» What to work on
Give an exact transcription of every line, dropping the images.

---+---

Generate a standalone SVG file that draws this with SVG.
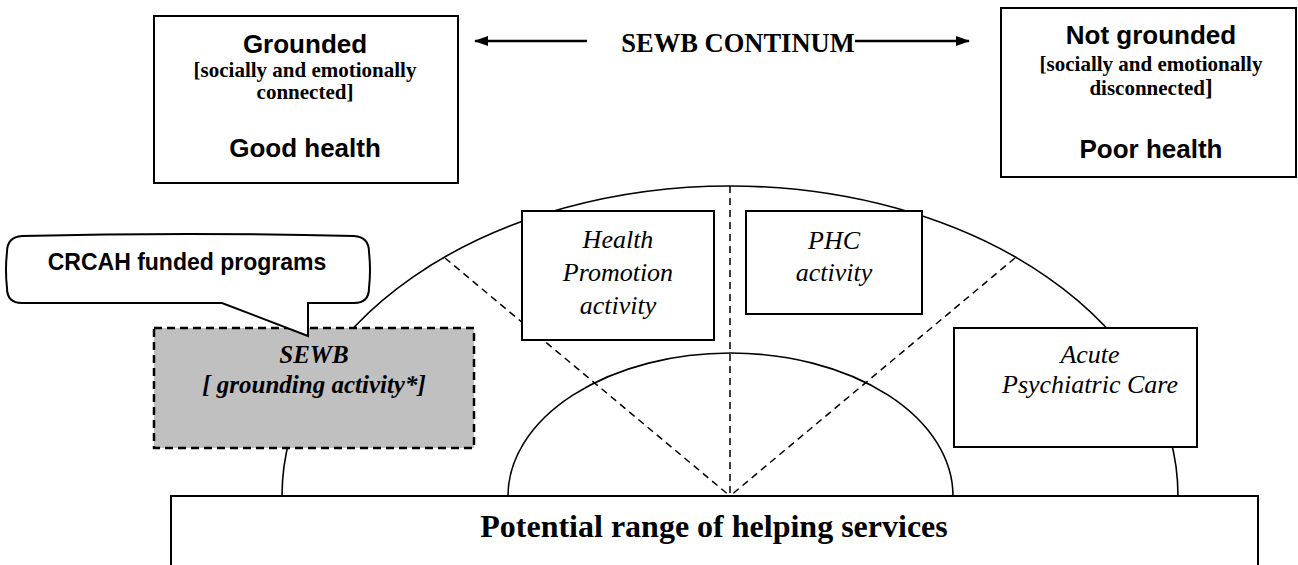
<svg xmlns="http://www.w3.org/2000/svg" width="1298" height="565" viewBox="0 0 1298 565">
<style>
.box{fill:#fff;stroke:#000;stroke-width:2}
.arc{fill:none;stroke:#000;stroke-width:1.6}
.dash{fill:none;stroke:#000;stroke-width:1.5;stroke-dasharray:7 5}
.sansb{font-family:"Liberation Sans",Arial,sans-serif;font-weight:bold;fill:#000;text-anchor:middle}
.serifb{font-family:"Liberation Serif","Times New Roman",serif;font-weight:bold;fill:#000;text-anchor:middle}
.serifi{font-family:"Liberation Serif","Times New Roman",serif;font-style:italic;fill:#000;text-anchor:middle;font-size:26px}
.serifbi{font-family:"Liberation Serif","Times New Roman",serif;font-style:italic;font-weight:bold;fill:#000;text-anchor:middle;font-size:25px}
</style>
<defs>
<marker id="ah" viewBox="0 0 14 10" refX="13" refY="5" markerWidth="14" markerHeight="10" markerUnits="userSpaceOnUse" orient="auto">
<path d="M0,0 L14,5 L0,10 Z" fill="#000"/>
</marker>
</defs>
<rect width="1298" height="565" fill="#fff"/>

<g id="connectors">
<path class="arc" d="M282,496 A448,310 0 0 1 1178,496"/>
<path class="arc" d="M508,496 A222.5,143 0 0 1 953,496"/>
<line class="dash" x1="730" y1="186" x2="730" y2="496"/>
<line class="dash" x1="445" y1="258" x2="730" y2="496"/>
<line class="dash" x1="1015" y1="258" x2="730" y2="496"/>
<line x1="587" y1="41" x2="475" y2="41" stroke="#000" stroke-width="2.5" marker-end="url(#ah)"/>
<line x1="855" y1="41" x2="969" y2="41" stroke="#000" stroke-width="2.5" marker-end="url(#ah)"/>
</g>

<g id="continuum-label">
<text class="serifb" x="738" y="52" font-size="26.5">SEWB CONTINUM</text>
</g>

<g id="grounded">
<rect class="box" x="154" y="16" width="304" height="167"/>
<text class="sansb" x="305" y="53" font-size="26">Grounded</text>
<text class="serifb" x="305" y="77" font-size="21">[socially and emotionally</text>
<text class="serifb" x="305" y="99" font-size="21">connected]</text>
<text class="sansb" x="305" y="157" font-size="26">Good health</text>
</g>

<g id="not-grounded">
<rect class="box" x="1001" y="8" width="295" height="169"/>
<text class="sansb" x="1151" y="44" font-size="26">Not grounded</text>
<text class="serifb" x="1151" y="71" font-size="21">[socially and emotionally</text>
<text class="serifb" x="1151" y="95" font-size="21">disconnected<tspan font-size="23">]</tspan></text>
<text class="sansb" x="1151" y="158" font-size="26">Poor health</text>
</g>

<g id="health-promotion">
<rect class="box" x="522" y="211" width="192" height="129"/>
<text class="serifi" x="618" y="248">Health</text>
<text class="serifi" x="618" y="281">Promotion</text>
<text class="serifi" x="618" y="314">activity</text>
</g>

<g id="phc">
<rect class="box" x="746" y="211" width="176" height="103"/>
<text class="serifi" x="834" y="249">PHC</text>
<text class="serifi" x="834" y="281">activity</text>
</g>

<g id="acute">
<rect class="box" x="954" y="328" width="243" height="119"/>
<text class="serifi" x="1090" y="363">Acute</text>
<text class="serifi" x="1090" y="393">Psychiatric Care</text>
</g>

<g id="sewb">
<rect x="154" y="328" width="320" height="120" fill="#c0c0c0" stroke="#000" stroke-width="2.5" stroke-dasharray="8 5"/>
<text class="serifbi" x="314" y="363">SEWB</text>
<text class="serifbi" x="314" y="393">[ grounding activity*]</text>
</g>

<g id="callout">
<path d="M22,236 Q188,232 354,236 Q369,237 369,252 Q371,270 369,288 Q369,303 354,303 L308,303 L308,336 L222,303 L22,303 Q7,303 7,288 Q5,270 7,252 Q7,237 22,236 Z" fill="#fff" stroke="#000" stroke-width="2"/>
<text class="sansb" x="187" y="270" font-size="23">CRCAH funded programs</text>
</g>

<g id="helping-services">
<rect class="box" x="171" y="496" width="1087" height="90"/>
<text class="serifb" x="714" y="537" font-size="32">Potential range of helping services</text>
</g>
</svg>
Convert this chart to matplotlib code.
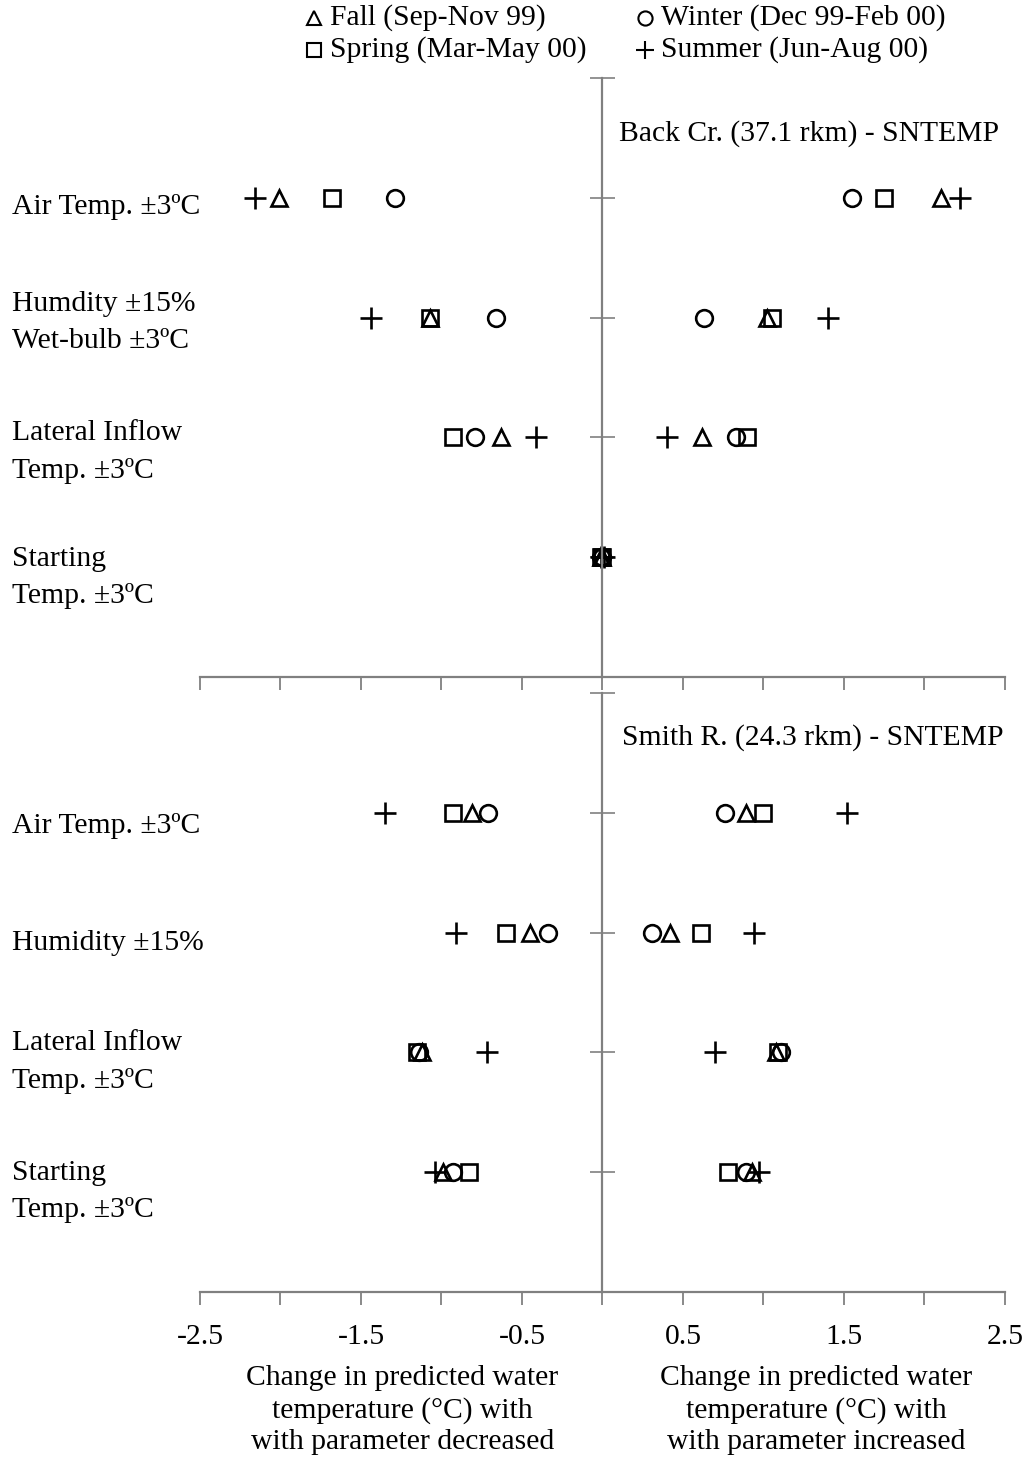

---+---

» Worked answer
Generate a standalone SVG file that draws this with SVG.
<svg xmlns="http://www.w3.org/2000/svg" width="1298" height="565" viewBox="0 0 1298 565">
<style>
.box{fill:#fff;stroke:#000;stroke-width:2}
.arc{fill:none;stroke:#000;stroke-width:1.6}
.dash{fill:none;stroke:#000;stroke-width:1.5;stroke-dasharray:7 5}
.sansb{font-family:"Liberation Sans",Arial,sans-serif;font-weight:bold;fill:#000;text-anchor:middle}
.serifb{font-family:"Liberation Serif","Times New Roman",serif;font-weight:bold;fill:#000;text-anchor:middle}
.serifi{font-family:"Liberation Serif","Times New Roman",serif;font-style:italic;fill:#000;text-anchor:middle;font-size:26px}
.serifbi{font-family:"Liberation Serif","Times New Roman",serif;font-style:italic;font-weight:bold;fill:#000;text-anchor:middle;font-size:25px}
</style>
<defs>
<marker id="ah" viewBox="0 0 14 10" refX="13" refY="5" markerWidth="14" markerHeight="10" markerUnits="userSpaceOnUse" orient="auto">
<path d="M0,0 L14,5 L0,10 Z" fill="#000"/>
</marker>
</defs>
<rect width="1298" height="565" fill="#fff"/>

<g id="connectors">
<path class="arc" d="M282,496 A448,310 0 0 1 1178,496"/>
<path class="arc" d="M508,496 A222.5,143 0 0 1 953,496"/>
<line class="dash" x1="730" y1="186" x2="730" y2="496"/>
<line class="dash" x1="445" y1="258" x2="730" y2="496"/>
<line class="dash" x1="1015" y1="258" x2="730" y2="496"/>
<line x1="587" y1="41" x2="475" y2="41" stroke="#000" stroke-width="2.5" marker-end="url(#ah)"/>
<line x1="855" y1="41" x2="969" y2="41" stroke="#000" stroke-width="2.5" marker-end="url(#ah)"/>
</g>

<g id="continuum-label">
<text class="serifb" x="738" y="52" font-size="26.5">SEWB CONTINUM</text>
</g>

<g id="grounded">
<rect class="box" x="154" y="16" width="304" height="167"/>
<text class="sansb" x="305" y="53" font-size="26">Grounded</text>
<text class="serifb" x="305" y="77" font-size="21">[socially and emotionally</text>
<text class="serifb" x="305" y="99" font-size="21">connected]</text>
<text class="sansb" x="305" y="157" font-size="26">Good health</text>
</g>

<g id="not-grounded">
<rect class="box" x="1001" y="8" width="295" height="169"/>
<text class="sansb" x="1151" y="44" font-size="26">Not grounded</text>
<text class="serifb" x="1151" y="71" font-size="21">[socially and emotionally</text>
<text class="serifb" x="1151" y="95" font-size="21">disconnected<tspan font-size="23">]</tspan></text>
<text class="sansb" x="1151" y="158" font-size="26">Poor health</text>
</g>

<g id="health-promotion">
<rect class="box" x="522" y="211" width="192" height="129"/>
<text class="serifi" x="618" y="248">Health</text>
<text class="serifi" x="618" y="281">Promotion</text>
<text class="serifi" x="618" y="314">activity</text>
</g>

<g id="phc">
<rect class="box" x="746" y="211" width="176" height="103"/>
<text class="serifi" x="834" y="249">PHC</text>
<text class="serifi" x="834" y="281">activity</text>
</g>

<g id="acute">
<rect class="box" x="954" y="328" width="243" height="119"/>
<text class="serifi" x="1090" y="363">Acute</text>
<text class="serifi" x="1090" y="393">Psychiatric Care</text>
</g>

<g id="sewb">
<rect x="154" y="328" width="320" height="120" fill="#c0c0c0" stroke="#000" stroke-width="2.5" stroke-dasharray="8 5"/>
<text class="serifbi" x="314" y="363">SEWB</text>
<text class="serifbi" x="314" y="393">[ grounding activity*]</text>
</g>

<g id="callout">
<path d="M22,236 Q188,232 354,236 Q369,237 369,252 Q371,270 369,288 Q369,303 354,303 L308,303 L308,336 L222,303 L22,303 Q7,303 7,288 Q5,270 7,252 Q7,237 22,236 Z" fill="#fff" stroke="#000" stroke-width="2"/>
<text class="sansb" x="187" y="270" font-size="23">CRCAH funded programs</text>
</g>

<g id="helping-services">
<rect class="box" x="171" y="496" width="1087" height="90"/>
<text class="serifb" x="714" y="537" font-size="32">Potential range of helping services</text>
</g>
</svg>
Convert this chart to matplotlib code.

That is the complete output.